Some accuse the Administration of throwing science out the window, though this de-listing discussion started under the previous Administration. Others simply assert that lynx are still declining in numbers and territory, all the contrary evidence notwithstanding. The truth is that some organizations just cannot admit success, ever, because it does not fit their standard narrative – that the Earth’s environment is collapsing, man is causing it, and the only answer is more money. People do not join organizations, donate money, pay dues, and hire lawyers when everything is fine. Thus, groups like these continually need boogeymen; they must run around like Chicken Little telling everyone the sky is falling.

This is not their fault, not really. If all was well, the environmental lobby would no longer be needed, so it can never fully acknowledge successes. That is the nature of non-profit organizations, and their lawyers and lobbyists – on both sides. It’s entirely understandable, but also sad, because it denies the public an understanding of how effective some programs have been. We are cheated, at least for a time, of the chance to be satisfied.

Walcher helping with lynx reintroduction in Colorado in 2003.

Colorado began reintroducing lynx in 1999, the most publicized and controversial of numerous programs to reintroduce threatened and endangered species in our State. Lynx were never common in Colorado (fewer than 20 had been documented in the entire history of the State), and the federal government insists even today that the State is too far south to be important habitat long-term. The U.S. Fish and Wildlife Service always said that. Yet the U.S. Forest Service had nevertheless instructed every national forests in the Rocky Mountain Region to rewrite their management plans to avoid threats, to a species that did not live there and never really had.

That meant the debate was all about land management: whether to close roads, ban snowmobiles, stop ski area expansions, stop oil and gas exploration, stop logging, stop mining, stop grazing, stop hunting. It was about everything except the lynx, because there weren’t any. When the State asked how many there should be, how success would be defined, the government could not answer. So our decision to bring them back was at least partly about survival for communities dependent on various multiple uses of public lands. If the species were recovered it would no longer be federally protected, and could not be used as a tool to stop human activity.

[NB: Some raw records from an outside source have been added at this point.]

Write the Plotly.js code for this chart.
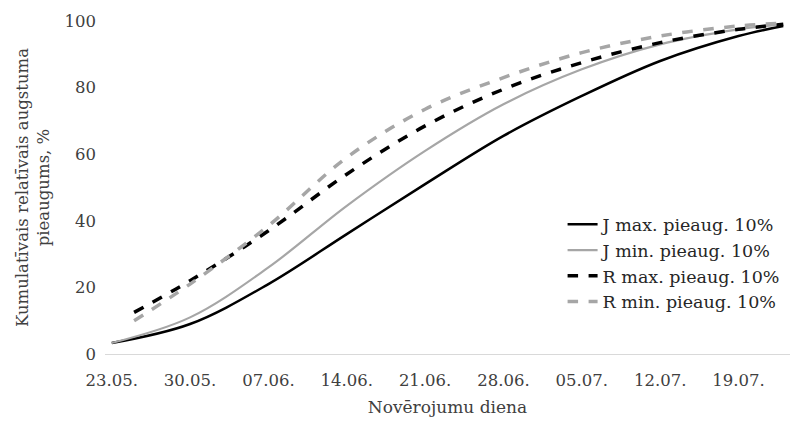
<!DOCTYPE html>
<html>
<head>
<meta charset="utf-8">
<script src="https://cdn.plot.ly/plotly-3.0.1.min.js"></script>
<style>html,body{margin:0;padding:0;background:#fff;}#chart{width:804px;height:425px;}</style>
</head>
<body>
<div id="chart"></div>
<script>
// day index since 23.05.
const daysJ = [0, 7, 14, 21, 28, 35, 42, 49, 56, 60];
const daysR = [2, 7, 14, 21, 28, 35, 42, 49, 56, 60];
const jMax = [3.3, 9.0, 21, 36, 51, 65.5, 77.5, 88, 95.5, 98.5];
const jMin = [3.3, 11, 26, 44.5, 61, 75, 85.5, 93, 97.5, 99];
const rMax = [12.5, 22, 37, 54, 68.5, 79.5, 87.5, 93.5, 97.5, 99];
const rMin = [10, 21, 38.5, 59, 73.5, 83, 90.5, 95.5, 98.5, 99.3];
const tickDays = [0, 7, 14, 21, 28, 35, 42, 49, 56];
const tickLabels = ["23.05.", "30.05.", "07.06.", "14.06.", "21.06.", "28.06.", "05.07.", "12.07.", "19.07."];
const names = ["J max. pieaug. 10%", "J min. pieaug. 10%", "R max. pieaug. 10%", "R min. pieaug. 10%"];

const traces = [
  {x: daysJ, y: jMax, name: names[0], mode: 'lines', line: {color: '#000000', width: 2.5, shape: 'spline'}},
  {x: daysJ, y: jMin, name: names[1], mode: 'lines', line: {color: '#a6a6a6', width: 2.2, shape: 'spline'}},
  {x: daysR, y: rMax, name: names[2], mode: 'lines', line: {color: '#000000', width: 3.5, dash: 'dash', shape: 'spline'}},
  {x: daysR, y: rMin, name: names[3], mode: 'lines', line: {color: '#a6a6a6', width: 3.5, dash: 'dash', shape: 'spline'}}
];

const serif = 'DejaVu Serif';
const layout = {
  width: 804, height: 425,
  margin: {l: 105, r: 14, t: 21, b: 71},
  paper_bgcolor: '#ffffff', plot_bgcolor: '#ffffff',
  font: {family: serif, size: 16, color: '#404040'},
  showlegend: true,
  legend: {x: 0.668, y: 0.443, xanchor: 'left', yanchor: 'top', bgcolor: 'rgba(255,255,255,0)',
           font: {family: serif, size: 17.5, color: '#262626'}, tracegroupgap: 0, itemwidth: 30},
  xaxis: {
    range: [-0.6, 60.6], tickmode: 'array', tickvals: tickDays, ticktext: tickLabels,
    showgrid: false, zeroline: false, showline: true, linecolor: '#d9d9d9', linewidth: 1,
    ticks: '', ticklabelstandoff: 11, tickfont: {family: serif, size: 16.5, color: '#404040'},
    title: {text: 'Novērojumu diena', font: {family: serif, size: 17, color: '#404040'}, standoff: 12}
  },
  yaxis: {
    range: [0, 100], tickvals: [0, 20, 40, 60, 80, 100], showgrid: false, zeroline: false,
    showline: false, ticks: '', ticklabelstandoff: 8, tickfont: {family: serif, size: 16.5, color: '#404040'},
    title: {text: 'Kumulatīvais relatīvais augstuma<br>pieaugums, %', font: {family: serif, size: 16.5, color: '#404040'}, standoff: 10}
  }
};
Plotly.newPlot('chart', traces, layout, {displayModeBar: false, staticPlot: true});
</script>
</body>
</html>
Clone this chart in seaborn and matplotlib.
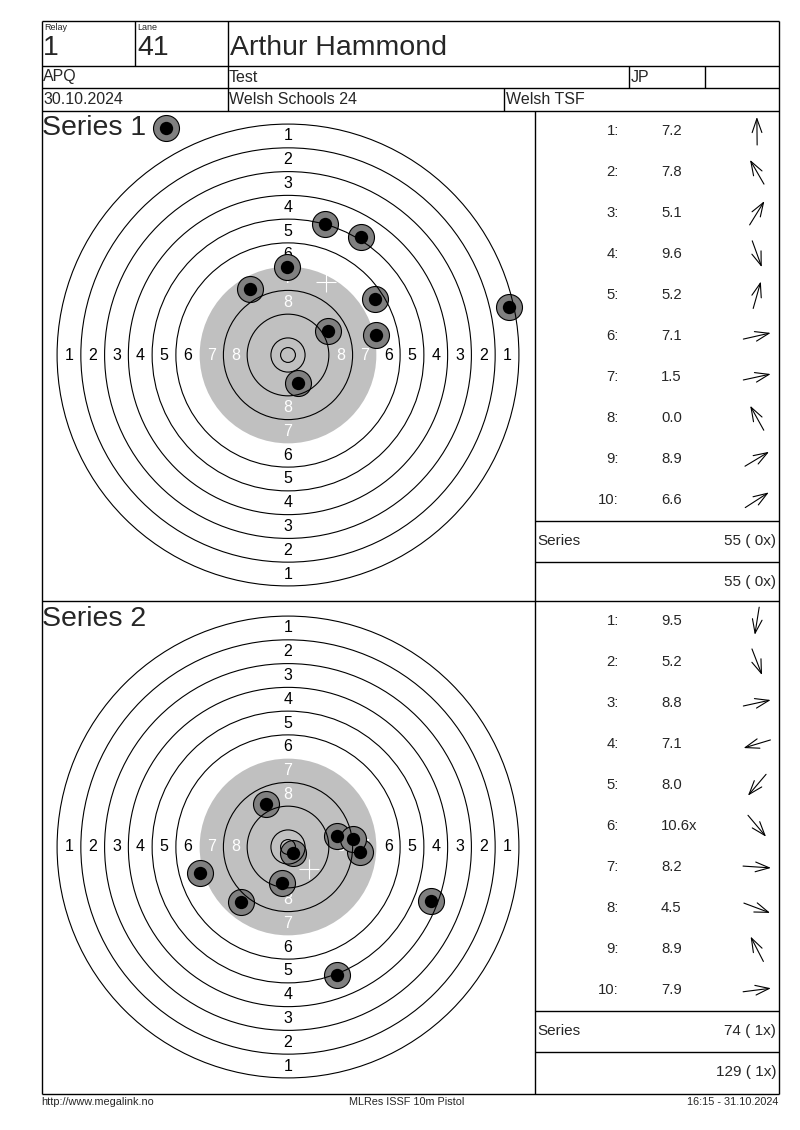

The program soon became much more than survival, though. It became an extraordinarily rewarding success for State wildlife officials, and for those of us in the parent Department of Natural Resources, the Governor, legislators who supported the program, industry partners, and especially the people of Colorado. We introduced about 218 lynx into the Southern Rockies, they eventually settled in, and at least that many kittens were born over the next few years. By 2010 the State was able to declare the program completely successful, having established a healthy, self-sustaining population (births outnumber deaths long-term). To this day, I remain as proud of that program and its success as anything during my years as Executive Director of the Department of Natural Resources.

The federal decision to begin the delisting process is based on its extensive review of the best available scientific information, as required by law, and almost 20 years of work by states like Colorado, as well as tribal, industry and other land managers. There are still plenty of challenges to worry about; we ought to take a moment to be proud of at least one great accomplishment.